Besides The Gun Club, this crazy trail was blazed by pioneers like The Meat Puppets, Jason & The Scorchers, Flat Duo Jets, The Jon Spencer Blues Explosion, The Gories, and many others.

My favorite paradox of roots punk is that while it was healthily irreverent, playing upon and making fun of the negative stereotypes associated with country and blues, it seemed far less "sacrilegious" than most of the “country” and most of the “blues” that you hear on commercial radio or see on television.

Punk country and blues are still rocking the juke joints and honky-tonks of the underground, judging by a couple of recent records out of Europe from bands that take the raw, primitive essence of American music — one a “country” band of sorts, the other a “blues” unit — and spit it out with a little punk fire and good-time slop.

* They Called Us Country by DM Bob & The Deficits. Robert Tooke, aka DM Bob, is an American, a native of Louisiana. I’m not sure why, but he immigrated to Germany years ago. (The “DM” stands for Deutsche mark.)

He formed The Deficits in the mid-’90s. The band lasted until about 2002. It was a trio that included DM on guitar and vocals, a woman named Reinhardt — reportedly the grand-niece of Gypsy-jazz great Django Reinhardt — on slide guitar, and a drummer named Tank Top.

This album, a collection of unreleased material from The Deficits’ heyday, begins with the song that inspired the title of this collection. “They Call Me Country” is about some hillbilly picker who makes it big: “I only get my hair cut once a year, and they call me country / If I did any work, it ain’t been around here, and they call me country.”

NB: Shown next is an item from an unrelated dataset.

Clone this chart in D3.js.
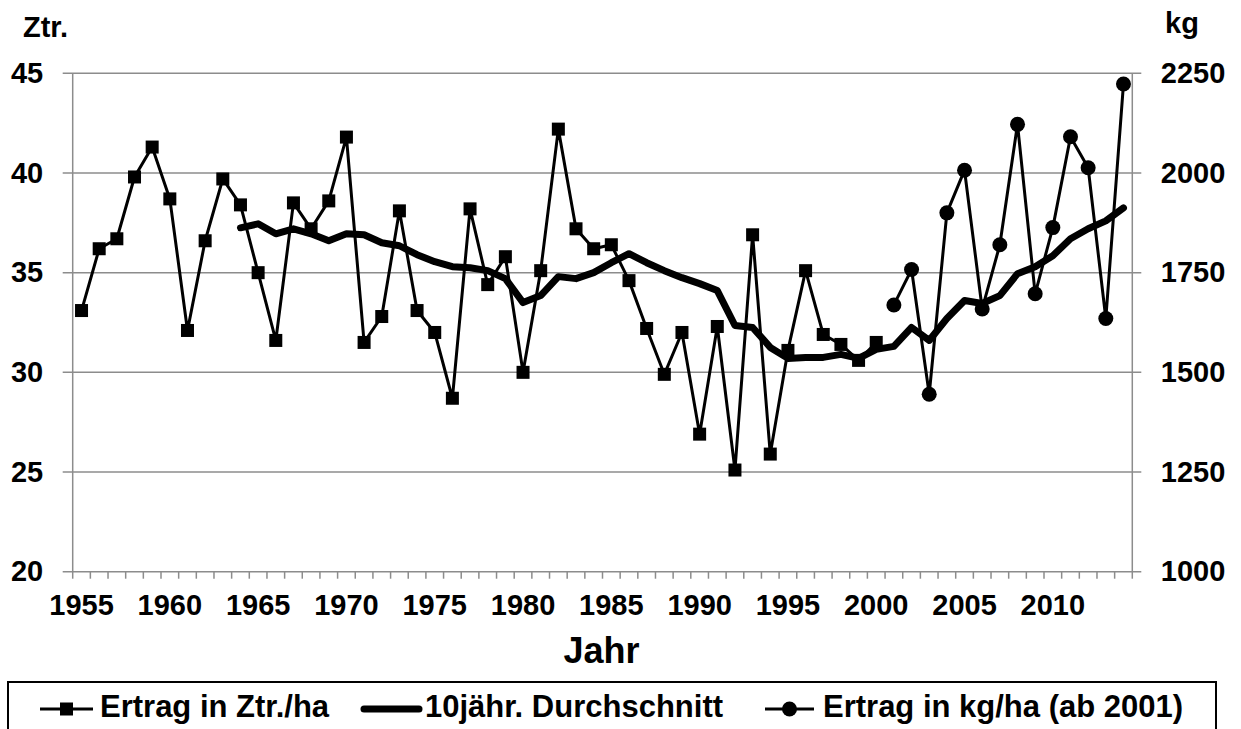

It sounds like a close relative of “Dang Me.” In fact, I assumed it was an obscure Roger Miller tune until I checked the credits and learned that it was written by Lee Hazlewood. It was originally recorded by an Oklahoma country singer named Sanford Clark in the 1960s, and his version sounds like Miller too.

Hazlewood, who wrote “These Boots Are Made for Walkin’ ” and most of Nancy Sinatra’s other hits, is also responsible for another song on this album, “Dark in My Heart.”

Another songwriter is represented by two songs on this album. Glen Sherley is best known for writing the song “Greystone Chapel” for Johnny Cash’s classic At Folsom Prison album. At the time Cash recorded it, Sherley was in the audience serving time for armed robbery. (He recorded an album while still in prison and later toured with Cash after his release. But, ultimately, music didn’t provide salvation. Sherley committed suicide in 1978.)

The Deficits cover Sherley’s “(Step Right This Way) I’m Your Man,” a joyful little love song. But even better is “FBI Top 10,” a crime song about a sexy fugitive. “She’s free to kiss but she heads the list of the FBI’s Top 10.”

DM and pals do a sweet, harmonica-honking take on Buck Owens’ “Yearn ’n Burn ’n Heart.” And they do a surprisingly good country version of Lou Reed’s “Satellite of Love.” I’ll bet the legendarily cranky Reed would chuckle if he heard this.

After The Deficits, DM Bob went on to play drums with the Watzloves, a fun German group that specializes in trashy Cajun-flavored tunes. They Call Us Country, however, shows why DM needs to be in the forefront of a band.

* Boogie the Church Down by The Juke Joint Pimps featuring The Gospel Pimps. Don’t be confused. This is only one band, a dynamic duo from Cologne, Germany, featuring singer/guitarist T-Man and drummer/harmonica man Mighty Mike. The title of the album is a play on the title of their 2008 debut, Boogie the House Down Juke Joint Style.

As the title implies, many of the songs on this new album have elements of old-time gospel music. In the title track, T-Man imitates an old-time preacher. “I want to make love,” he says, “and I’m gonna make love to all you sisters!”

There’s “The Pimps Don’t Like It,” which was inspired by Sister Rosetta Tharpe’s “God Don’t Like It,” and “Juke Joint in the Sky,” which has the simple refrain “I’m going home to the juke joint in the sky, juke joint in the sky when I die.”

One of my favorite songs here is “Sweetest Hymns,” which has a sound similar to another song by a punk blues duo, “Stack Shot Bill The Black Keys. In the grand rock ’n’ roll tradition of self-referential songs (going back at least to “Hey, Hey, We’re the Monkeys”), the Pimps sing,

 “The angels have the greatest sound / But they don’t play it down in the ground. ...The angels singin’ the sweetest hymns / But I prefer the Juke Joint Pimps.”

Not all the tracks have gospel overtones. “I Feel Guilty” sounds like it’s built around a stray Howlin’ Wolf riff. At the end of each line, a background chorus does an eerie falsetto moan that sounds like a police siren.

When I reviewed the group’s first album, I noted that blues purists “undoubtedly will turn up their snoots.” That goes double for gospel purists with the new album. In fact, if these guys weren’t so far below the radar of popular consciousness, this blasphemous boogie would probably spark a few (literal) bonfires from religious groups.

But like I said about the earlier work, this music has spirit.